#### [WORK REQUIRED]
Leaving out the pictures, retype the lines from the beginning of the listing through the line containing "800000, 900000, 1000000]".

====

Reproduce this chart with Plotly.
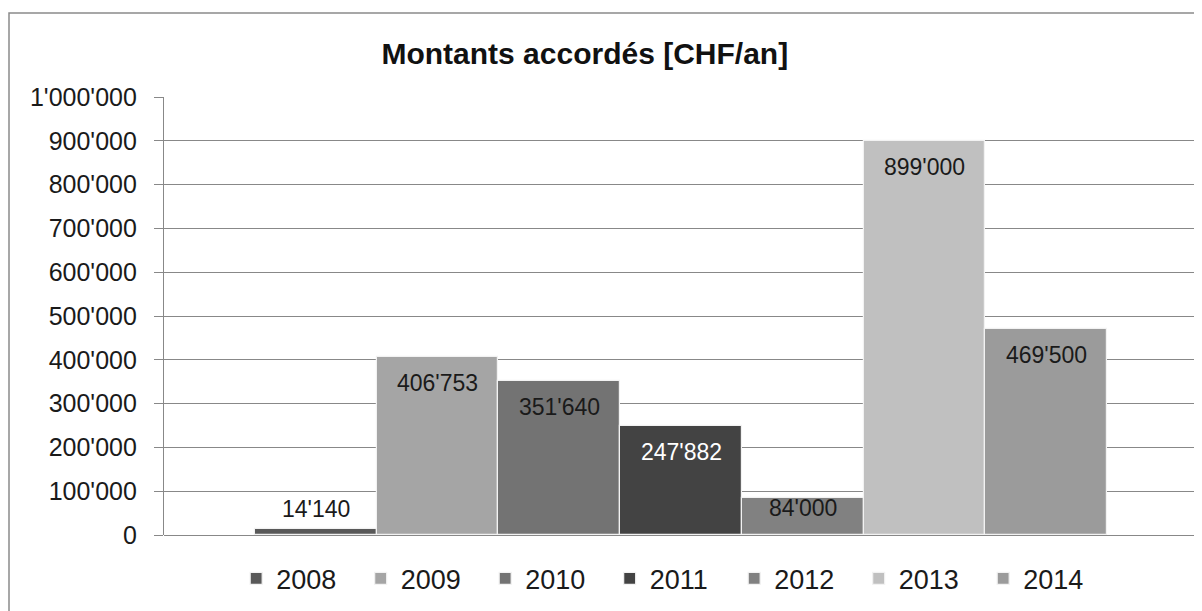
import plotly.graph_objects as go

years = ["2008", "2009", "2010", "2011", "2012", "2013", "2014"]
amounts = [14140, 406753, 351640, 247882, 84000, 899000, 469500]
colors = ["#595959", "#a5a5a5", "#737373", "#434343", "#818181", "#c0c0c0", "#9b9b9b"]
label_colors = ["#1a1a1a", "#1a1a1a", "#1a1a1a", "#ffffff", "#1a1a1a", "#1a1a1a", "#1a1a1a"]
y_ticks = [0, 100000, 200000, 300000, 400000, 500000, 600000, 700000, 800000, 900000, 1000000]

FONT = "Liberation Sans, Arial, sans-serif"

fig = go.Figure()
for yr, val, col in zip(years, amounts, colors):
    fig.add_trace(go.Bar(
        x=[yr], y=[val], name=yr,
        marker=dict(color=col, line=dict(color="#f2f2f2", width=1.2)),
        hoverinfo="skip",
    ))

annotations = []
for i, (yr, val, lc) in enumerate(zip(years, amounts, label_colors)):
    if val < 50000:
        shift = 20      # label sits above a very short bar
    elif val < 150000:
        shift = -10     # short bar: label just fits inside
    else:
        shift = -26     # inside end
    annotations.append(dict(
        x=i, y=val, xref="x", yref="y",
        text=f"{val:,}".replace(",", "'"),
        showarrow=False, yanchor="middle", xanchor="center",
        yshift=shift,
        font=dict(family=FONT, size=23, color=lc),
    ))

# the page body has an 8px margin: figure is sized/offset to compensate
fig.update_layout(
    width=1194, height=603,
    margin=dict(l=156, r=4, t=89, b=76),
    paper_bgcolor="white", plot_bgcolor="white",
    barmode="overlay", bargap=0,
    separators=".'",
    font=dict(family=FONT, color="#1a1a1a"),
    title=dict(text="<b>Montants accordés [CHF/an]</b>", x=0.407, xref="paper", xanchor="center",
               y=0.925, yref="container", yanchor="middle",
               font=dict(family=FONT, size=30, color="#111111")),
    xaxis=dict(type="category", range=[-1.248, 7.248], showticklabels=False, showgrid=False,
               zeroline=False, showline=False, ticks=""),
    yaxis=dict(range=[0, 1000000], tickvals=y_ticks, tickformat=",d",
               showgrid=True, gridcolor="#888888", gridwidth=1.3,
               zeroline=True, zerolinecolor="#888888", zerolinewidth=1.3,
               showline=True, linecolor="#888888", linewidth=1.3,
               ticks="outside", ticklen=9, tickcolor="#888888", tickwidth=1.3,
               ticklabelstandoff=12,
               tickfont=dict(family=FONT, size=25, color="#1a1a1a")),
    showlegend=True,
    legend=dict(orientation="h", x=0.0698, xanchor="left", y=-0.1, yanchor="middle",
                entrywidth=79.5, entrywidthmode="pixels", traceorder="normal",
                font=dict(family=FONT, size=27, color="#1a1a1a"),
                bgcolor="rgba(0,0,0,0)"),
    annotations=annotations,
    shapes=[dict(type="rect", xref="paper", yref="paper",
                 x0=-0.1499, x1=1.03, y0=-0.2, y1=1.1918,
                 line=dict(color="#8a8a8a", width=1.5), layer="above")],
)

fig.write_html("out.html")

====

#### [EXPECTED ANSWER]
Reproduce this chart with Plotly.
import plotly.graph_objects as go

years = ["2008", "2009", "2010", "2011", "2012", "2013", "2014"]
amounts = [14140, 406753, 351640, 247882, 84000, 899000, 469500]
colors = ["#595959", "#a5a5a5", "#737373", "#434343", "#818181", "#c0c0c0", "#9b9b9b"]
label_colors = ["#1a1a1a", "#1a1a1a", "#1a1a1a", "#ffffff", "#1a1a1a", "#1a1a1a", "#1a1a1a"]
y_ticks = [0, 100000, 200000, 300000, 400000, 500000, 600000, 700000, 800000, 900000, 1000000]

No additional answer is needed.